On 14 November, Vodafone Idea Limited submitted its financial filings for its quarter that ended in September this year, recording the company’s largest-ever loss of Rs 50,921 crore, a consequence of the provisioning carried out to comply with a recent Supreme Court judgment. The judgment, delivered on 24 October, triggered the Vodafone Group’s CEO, Nick Read, to comment that VIL’s future in India was in doubt due to “unsupportive regulation,” “excessive taxes” and a “negative Supreme Court decision.” After his comments made their way to India’s business newspapers, Read backtracked and blamed the media for quoting him out of context. Subsequent reports noted that Read wrote a letter to Prime Minister Narendra Modi and the telecom minister Ravi Shankar Prasad in which he reaffirmed the company’s commitment to “remain invested” in the Indian market.
Yet, Read’s concerns about his company are not exaggerated. According to aVIL media release of its filings, which broke down the results of the recent quarter, the liability accrued by the company due to the judgment amounted to Rs 27,610 crore for the license fees and Rs 16,540 crore under spectrum-usage charges, taking the total to a whopping Rs 44,150 crore. India’s second-biggest telecom player, Airtel, is in no better shape. It reportedly has to pay a sum of Rs 35,586 crore as a result of the judgment. The two major players of India’s telecom industry, both of which have suffered continuously falling revenues while struggling to compete with Reliance Jio’s dominating presence in the market, are on the ropes after the Supreme Court verdict.

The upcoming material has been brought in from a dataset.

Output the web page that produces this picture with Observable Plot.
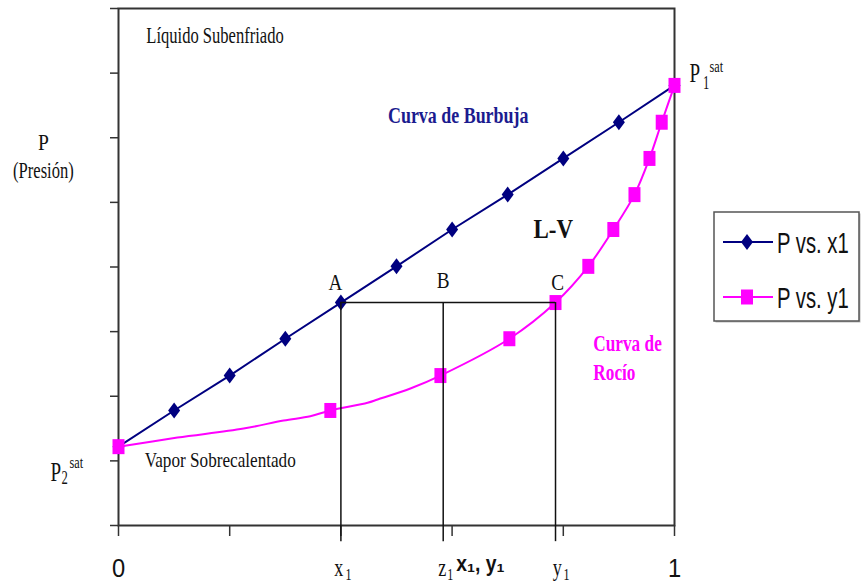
<!DOCTYPE html>
<html>
<head>
<meta charset="utf-8">
<script src="https://cdn.jsdelivr.net/npm/d3@7"></script>
<script src="https://cdn.jsdelivr.net/npm/@observablehq/plot@0.6"></script>
<style>
  body { margin: 0; background: #fff; }
  #chart { position: relative; width: 863px; height: 583px; overflow: hidden; }
  #chart > svg.plot-area { position: absolute; left: 0; top: 0; }
  #chart > svg#legend { position: absolute; left: 712px; top: 209px; }
</style>
</head>
<body>
<div id="chart"></div>
<script>
// Liquid mole fraction x1 along the bubble-point curve
const liquidX1 = [0, 0.1, 0.2, 0.3, 0.4, 0.5, 0.6, 0.7, 0.8, 0.9, 1];
// Pressure levels (arbitrary units) shared by both curves
const pressure = [1.22, 1.78, 2.32, 2.89, 3.45, 4.01, 4.58, 5.12, 5.68, 6.24, 6.81];
// Vapour mole fraction y1 along the dew-point curve, at the same pressures
const vaporY1 = [0, 0.381, 0.579, 0.703, 0.786, 0.845, 0.890, 0.928, 0.955, 0.977, 1];
// Extra traced points of the dew curve in its low-pressure stretch (no markers)
const dewTraceY1 = [0, 0.106, 0.225, 0.297, 0.345, 0.381, 0.448, 0.466, 0.525, 0.579];
const dewTraceP  = [1.22, 1.36, 1.50, 1.625, 1.69, 1.78, 1.90, 1.95, 2.12, 2.32];
// Tie line A-B-C: liquid x1, feed z1, vapour y1 at one pressure
const feedZ1 = 0.584;
const tieLabels = ["x", "z", "y"];
const pointLabels = ["A", "B", "C"];
// Axis ticks
const xTicks = [0, 0.2, 0.4, 0.6, 0.8, 1];
const yTicks = [0, 1, 2, 3, 4, 5, 6, 7, 8];
const xEndLabels = ["0", "1"];

const bubble = liquidX1.map((x1, i) => ({x1, p: pressure[i]}));
const dew = vaporY1.map((y1, i) => ({y1, p: pressure[i]}));
const dewPath = dewTraceY1.map((y1, i) => ({y1, p: dewTraceP[i]}))
  .concat(dew.filter(d => d.y1 > dewTraceY1[dewTraceY1.length - 1]));
const tieP = pressure[4];
const tieX = [liquidX1[4], feedZ1, vaporY1[4]];

const NAVY = "#000080";
const MAGENTA = "#ff00ff";
const SERIF = "'Liberation Serif', 'Times New Roman', serif";
const SANS = "'Liberation Sans', Arial, sans-serif";

// Marker shapes: slightly tall diamond and tall square
const tallDiamond = {
  draw(ctx, size) {
    const r = Math.sqrt(size / Math.PI), w = r * 1.2, h = r * 1.6;
    ctx.moveTo(0, -h); ctx.lineTo(w, 0); ctx.lineTo(0, h); ctx.lineTo(-w, 0); ctx.closePath();
  }
};
const tallSquare = {
  draw(ctx, size) {
    const r = Math.sqrt(size / Math.PI), w = r * 1.2, h = r * 1.5;
    ctx.rect(-w, -h, 2 * w, 2 * h);
  }
};

// Annotation layout (data coordinates, optional pixel offsets, horizontal condensing)
const notes = [
  {id: "liquid-region", text: "Líquido Subenfriado", x: 0.1736, y: 7.58, size: 23, sx: 0.72},
  {id: "p-axis-symbol", text: "P", x: -0.135, y: 5.92, size: 23, sx: 0.85},
  {id: "p-axis-name", text: "(Presión)", x: -0.135, y: 5.49, size: 23, sx: 0.72},
  {id: "bubble-curve", text: "Curva de Burbuja", x: 0.611, y: 6.34, size: 23, weight: "bold", fill: "#1b1b8f", sx: 0.78},
  {id: "two-phase", text: "L-V", x: 0.782, y: 4.58, size: 27, weight: "bold", sx: 0.85},
  {id: "point-a", text: pointLabels[0], x: tieX[0] - 0.01, y: 3.76, size: 24, sx: 0.8},
  {id: "point-b", text: pointLabels[1], x: tieX[1], y: 3.79, size: 24, sx: 0.8},
  {id: "point-c", text: pointLabels[2], x: tieX[2] + 0.004, y: 3.76, size: 24, sx: 0.8},
  {id: "dew-curve-1", text: "Curva de", x: 0.854, y: 2.81, size: 23, weight: "bold", fill: MAGENTA, anchor: "start", sx: 0.75},
  {id: "dew-curve-2", text: "Rocío", x: 0.854, y: 2.37, size: 23, weight: "bold", fill: MAGENTA, anchor: "start", sx: 0.75},
  {id: "vapor-region", text: "Vapor Sobrecalentado", x: 0.183, y: 1.02, size: 22, sx: 0.78},
  // P1 sat at the pure-component-1 end
  {id: "p1sat-p", text: "P", x: 1, y: pressure[10], dx: 15, dy: -12, size: 28, anchor: "start", sx: 0.68},
  {id: "p1sat-sub", text: "1", x: 1, y: pressure[10], dx: 28.5, dy: -2, size: 18, anchor: "start", sx: 0.7},
  {id: "p1sat-sup", text: "sat", x: 1, y: pressure[10], dx: 35, dy: -19, size: 17, anchor: "start", sx: 0.72},
  // P2 sat at the pure-component-2 end
  {id: "p2sat-p", text: "P", x: 0, y: pressure[0], dx: -68, dy: 25, size: 28, anchor: "start", sx: 0.68},
  {id: "p2sat-sub", text: "2", x: 0, y: pressure[0], dx: -57, dy: 32, size: 18, anchor: "start", sx: 0.7},
  {id: "p2sat-sup", text: "sat", x: 0, y: pressure[0], dx: -49, dy: 15.7, size: 17, anchor: "start", sx: 0.72},
  // Axis end labels and composition labels
  {id: "x-end-0", text: xEndLabels[0], x: 0, y: -0.67, size: 25, family: SANS, sx: 0.95},
  {id: "x-end-1", text: xEndLabels[1], x: 1, y: -0.67, size: 25, family: SANS, sx: 0.95},
  {id: "x-title", text: "x₁, y₁", x: 0.651, y: -0.59, size: 22, weight: "bold", family: SANS, sx: 0.88},
  ...tieX.flatMap((x, i) => [
    {id: "tie-" + tieLabels[i], text: tieLabels[i], x, y: -0.66, dx: [-2, -1, 1.7][i], size: 26, sx: 0.7},
    {id: "tie-" + tieLabels[i] + "-sub", text: "1", x, y: -0.77, dx: [4.5, 4, 8][i], size: 16, anchor: "start", sx: 0.75}
  ])
];
const noteById = new Map(notes.map(n => [n.id, n]));

const noteMarks = notes.map(n => Plot.text([n], {
  x: "x", y: "y", text: "text",
  dx: n.dx || 0, dy: n.dy || 0,
  fontSize: n.size, fontWeight: n.weight || "normal",
  fontFamily: n.family || SERIF,
  fill: n.fill || "#111",
  textAnchor: n.anchor || "middle", lineAnchor: "middle",
  ariaDescription: n.id
}));

const svg = Plot.plot({
  width: 863, height: 583,
  marginLeft: 118, marginRight: 189, marginTop: 8, marginBottom: 58,
  x: {domain: [0, 1]},
  y: {domain: [0, 8]},
  style: {background: "white", overflow: "visible", fontFamily: SERIF},
  marks: [
    Plot.axisX({ticks: xTicks, tickSize: 11, tickFormat: () => "", label: null, stroke: "#333", strokeWidth: 1.5}),
    Plot.axisY({ticks: yTicks, tickSize: 8, tickFormat: () => "", label: null, stroke: "#333", strokeWidth: 1.5}),
    Plot.frame({stroke: "#333", strokeWidth: 2}),
    Plot.line(bubble, {x: "x1", y: "p", stroke: NAVY, strokeWidth: 2}),
    Plot.dot(bubble, {x: "x1", y: "p", symbol: tallDiamond, r: 5, fill: NAVY, stroke: "none"}),
    Plot.line(dewPath, {x: "y1", y: "p", stroke: MAGENTA, strokeWidth: 2, curve: "catmull-rom"}),
    Plot.dot(dew, {x: "y1", y: "p", symbol: tallSquare, r: 5, fill: MAGENTA, stroke: "none"}),
    Plot.ruleX(tieX, {y1: -0.25, y2: tieP, stroke: "#111", strokeWidth: 1.5}),
    Plot.ruleY([tieP], {x1: tieX[0], x2: tieX[2], stroke: "#111", strokeWidth: 1.5}),
    ...noteMarks
  ]
});
svg.classList.add("plot-area");

// Condense annotation glyphs horizontally around their anchors
svg.querySelectorAll("g[aria-description]").forEach(g => {
  const n = noteById.get(g.getAttribute("aria-description"));
  if (!n || !n.sx) return;
  g.querySelectorAll("text").forEach(t => {
    const tf = t.getAttribute("transform");
    if (tf) {
      t.setAttribute("transform", `${tf} scale(${n.sx},1)`);
    } else {
      const x = t.getAttribute("x") || 0, y = t.getAttribute("y") || 0;
      t.removeAttribute("x"); t.removeAttribute("y");
      t.setAttribute("transform", `translate(${x},${y}) scale(${n.sx},1)`);
    }
  });
});

const chart = document.getElementById("chart");
chart.appendChild(svg);

// Legend box
const legendItems = [
  {label: "P vs. x1", color: NAVY, symbol: tallDiamond},
  {label: "P vs. y1", color: MAGENTA, symbol: tallSquare}
];
const lg = d3.create("svg").attr("id", "legend").attr("width", 151).attr("height", 116);
lg.append("rect").attr("x", 3.5).attr("y", 4.5).attr("width", 145).attr("height", 109)
  .attr("fill", "#bbb");
lg.append("rect").attr("x", 2).attr("y", 3).attr("width", 145).attr("height", 109)
  .attr("fill", "white").attr("stroke", "#555").attr("stroke-width", 1.5);
legendItems.forEach((d, i) => {
  const cy = 33 + i * 55;
  lg.append("line").attr("x1", 11).attr("x2", 61).attr("y1", cy).attr("y2", cy)
    .attr("stroke", d.color).attr("stroke-width", 2);
  lg.append("path").attr("d", d3.symbol(d.symbol, Math.PI * 25)())
    .attr("transform", `translate(35,${cy})`).attr("fill", d.color);
  lg.append("text").attr("transform", `translate(65,${cy + 10.5}) scale(0.7,1)`)
    .attr("font-family", SANS).attr("font-size", 29).attr("fill", "#111").text(d.label);
});
chart.appendChild(lg.node());
</script>
</body>
</html>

The 153-page judgment, which rocked the fragile and heavily indebted telecom sector in India, concerned the interpretation of Adjusted Gross Revenue, or AGR, in the license agreement between the department of telecommunications (DoT) and telecom service providers (TSPs). The AGR represents the annual share of revenue that a TSP has to pay the central government as the usage and license fee for its operations in India. Telecom companies argued before the Supreme Court—and prior to that before the Telecom Disputes Settlement and Appellate Tribunal—that the DoT had included various sources of income within the ambit of AGR, which do not accrue from operations under the license. These include revenue sources such as income from dividend, interest income on short-term investment, discounts on calls, and revenues from other separately licensed activities. The Supreme Court shot down these arguments, upholding the DoT’s interpretation of the term, and compelling the TSPs to pay tens of thousands of crores in revenue.
Ironically, the Indian telecom industry’s heyday had kicked off with a shift to the revenue-sharing model, introduced in the National Telecom Policy of 1999. Prior to that, telecom operators were required to pay a fixed, annual license fee. But telecom operators complained that the fee was too steep, and during the prime ministerial stint of Atal Bihari Vajpayee, India switched to a revenue-sharing model.
When it was introduced, the AGR was pegged at 15 percent, which the DoT subsequently reduced to eight percent in 2013. It worked wonders for the industry, with telecom companies recording a strong upswing in revenue. From a measly gross revenue of Rs 4,855 crore in 2004, TSPs scaled up to 1.05 lakh crore by 2008. By the financial year 2014–15, this number had shot up to Rs 2.37 lakh crore. Meanwhile, a 16-year-long legal battle over the interpretation of AGR ensued. When the DoT sought the revenue share in accordance to its definition of the term, in 2003, the Association of Basic Telecom Operators and individual telcos challenged the claim before the TDSAT. The case bounced between the TDSAT and the Supreme Court before the latter finally upheld the government’s interpretation of AGR in its October ruling.